Há pelo menos uma diferença significativa entre uma leitura e uma releitura, mesmo quando esta é apenas parcial devido às numerosas alterações que a obra lida sofreu numa nova edição, e mesmo que entre uma e outra distem décadas: a leitura tende a prender-se pouco em pormenores, dirigindo a atenção para o fluir da história e para os seus grandes traços gerais; já na releitura os pormenores tornam-se bastante mais presentes. Óbvios até.
Foi o que me aconteceu agora ao reler este A Queda (bibliografia), noveleta de João Barreiros que abre o Terrarium. E sim, embora este texto seja novo enquanto parte individualizada do livro, considero-o uma releitura porque parte dele já constava do texto de abertura da edição original, pelo menos nas suas linhas gerais.
Trata-se, basicamente, da história de um assalto. Um tal Mr. Lux é acordado por um alarme e descobre que um grupo de ladrões penetrou num lugar secreto onde ele guarda umas coisas de imenso valor, descobrindo ao mesmo tempo que o lugar, afinal, não é tão secreto como supunha. Que coisas? McGuffins. O texto, de resto, abre com uma citação de Hitchcock em que ele explica o conceito, com a ironia que o caracterizava, e esssa é logo a primeira referência que contém. Mas não a última, que os McGuffins são vários e cada um constitui a sua própria referência (o próprio Falcão de Malta, um dos mais famosos McGuffins do cinema, se não o mais famoso de todos, faz a sua aparição), num jogo referencial entre autor e leitor a que as personagens, muitas vezes, estão completamente alheias. Afinal, estas são quase todas alienígenas (incluindo o Mr. Lux) e as referências são bem terrestres.
Além disso, nem só de McGuffins se faz o jogo de referências. Ele começa, de resto, na própria capa, que nesta edição mantém uma coisa em comum com a da edição original: a imagem da capa de uma velha revista pulp, a qual é também um dos objetos roubados ao Mr. Lux.

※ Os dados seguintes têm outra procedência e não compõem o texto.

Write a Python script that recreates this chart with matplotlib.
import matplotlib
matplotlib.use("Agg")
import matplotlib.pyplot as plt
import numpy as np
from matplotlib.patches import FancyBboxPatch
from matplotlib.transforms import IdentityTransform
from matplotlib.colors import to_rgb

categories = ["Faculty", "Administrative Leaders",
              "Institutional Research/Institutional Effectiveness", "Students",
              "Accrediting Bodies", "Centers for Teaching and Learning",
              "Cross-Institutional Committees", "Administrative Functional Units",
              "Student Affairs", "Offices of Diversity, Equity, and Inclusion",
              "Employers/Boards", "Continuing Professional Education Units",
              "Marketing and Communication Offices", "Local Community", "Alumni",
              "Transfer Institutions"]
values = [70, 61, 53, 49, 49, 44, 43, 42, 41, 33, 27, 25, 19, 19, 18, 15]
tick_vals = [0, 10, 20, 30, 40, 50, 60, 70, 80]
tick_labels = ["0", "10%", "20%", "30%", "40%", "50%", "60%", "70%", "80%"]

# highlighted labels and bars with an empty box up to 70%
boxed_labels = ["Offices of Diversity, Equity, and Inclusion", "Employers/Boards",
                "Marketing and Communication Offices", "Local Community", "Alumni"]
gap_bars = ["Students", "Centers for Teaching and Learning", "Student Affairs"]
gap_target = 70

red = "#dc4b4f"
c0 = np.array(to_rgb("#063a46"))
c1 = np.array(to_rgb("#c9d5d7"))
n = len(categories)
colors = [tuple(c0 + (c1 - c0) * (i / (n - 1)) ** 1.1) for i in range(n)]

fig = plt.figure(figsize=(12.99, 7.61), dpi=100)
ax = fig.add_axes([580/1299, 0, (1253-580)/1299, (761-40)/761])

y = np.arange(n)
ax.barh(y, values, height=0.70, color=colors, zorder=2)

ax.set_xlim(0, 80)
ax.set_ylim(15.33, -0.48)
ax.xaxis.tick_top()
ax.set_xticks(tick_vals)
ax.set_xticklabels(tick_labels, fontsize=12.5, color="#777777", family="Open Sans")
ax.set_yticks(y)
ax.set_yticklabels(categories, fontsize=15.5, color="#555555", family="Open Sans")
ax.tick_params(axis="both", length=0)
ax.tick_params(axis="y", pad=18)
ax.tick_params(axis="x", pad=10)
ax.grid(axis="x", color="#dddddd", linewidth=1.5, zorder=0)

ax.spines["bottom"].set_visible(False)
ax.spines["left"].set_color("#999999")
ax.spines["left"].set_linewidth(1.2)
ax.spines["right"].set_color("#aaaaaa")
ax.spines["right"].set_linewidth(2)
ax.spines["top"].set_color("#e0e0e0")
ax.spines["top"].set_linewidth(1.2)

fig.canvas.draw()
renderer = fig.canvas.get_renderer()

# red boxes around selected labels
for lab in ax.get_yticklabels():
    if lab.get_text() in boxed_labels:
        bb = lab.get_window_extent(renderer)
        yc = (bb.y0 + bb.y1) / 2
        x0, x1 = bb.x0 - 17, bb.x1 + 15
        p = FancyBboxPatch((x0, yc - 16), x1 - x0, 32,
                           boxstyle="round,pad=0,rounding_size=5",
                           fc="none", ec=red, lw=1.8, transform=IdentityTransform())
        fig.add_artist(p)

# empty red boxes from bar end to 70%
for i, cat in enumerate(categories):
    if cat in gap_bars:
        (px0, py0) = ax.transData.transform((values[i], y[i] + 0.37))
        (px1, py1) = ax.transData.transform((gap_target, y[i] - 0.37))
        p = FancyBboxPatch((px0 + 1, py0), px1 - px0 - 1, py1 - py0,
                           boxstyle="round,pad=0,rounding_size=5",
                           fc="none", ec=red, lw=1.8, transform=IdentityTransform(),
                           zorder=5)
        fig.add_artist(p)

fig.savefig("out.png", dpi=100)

Mas não é só o jogo de referências que faz aparecer os McGuffins. Estes são usados como é devido: servindo como truques literários para desenvolver a história e apresentar todo o universo ficcional em que esta se desenvolve. De resto, neste A Queda é a apresentação do cenário que mais importa: um cenário de FC bastante típico, no qual uma quantidade de espécies alienígenas dos mais diversos géneros chegam à Terra, em fuga do centro da Galáxia de onde outros alienígenas mais poderosos as haviam expulsado, e aqui se instalam, independentemente da vontade humana, parcialmente à superfície, parcialmente em órbita num gigantesco anel formado com os restos mais ou menos desmantelados das suas naves interestelares. E o resultado é o caos.
É nesse caos que o Mr. Lux é roubado, e é também nele que vai tratar de encontrar quem o roubou, não só para recuperar os objetos roubados mas também para se vingar da impertinência. Justiça pelas próprias mãos, dizem vocês? Claro. Esperavam o quê? O Lux é um durão, com fartura de truques na manga, ainda que os assaltantes também tenham os seus. Mas sim, tem sucesso. Algum. Parcial.
Mas é boa, a noveleta? Claro que é. Estamos a falar do Terrarium.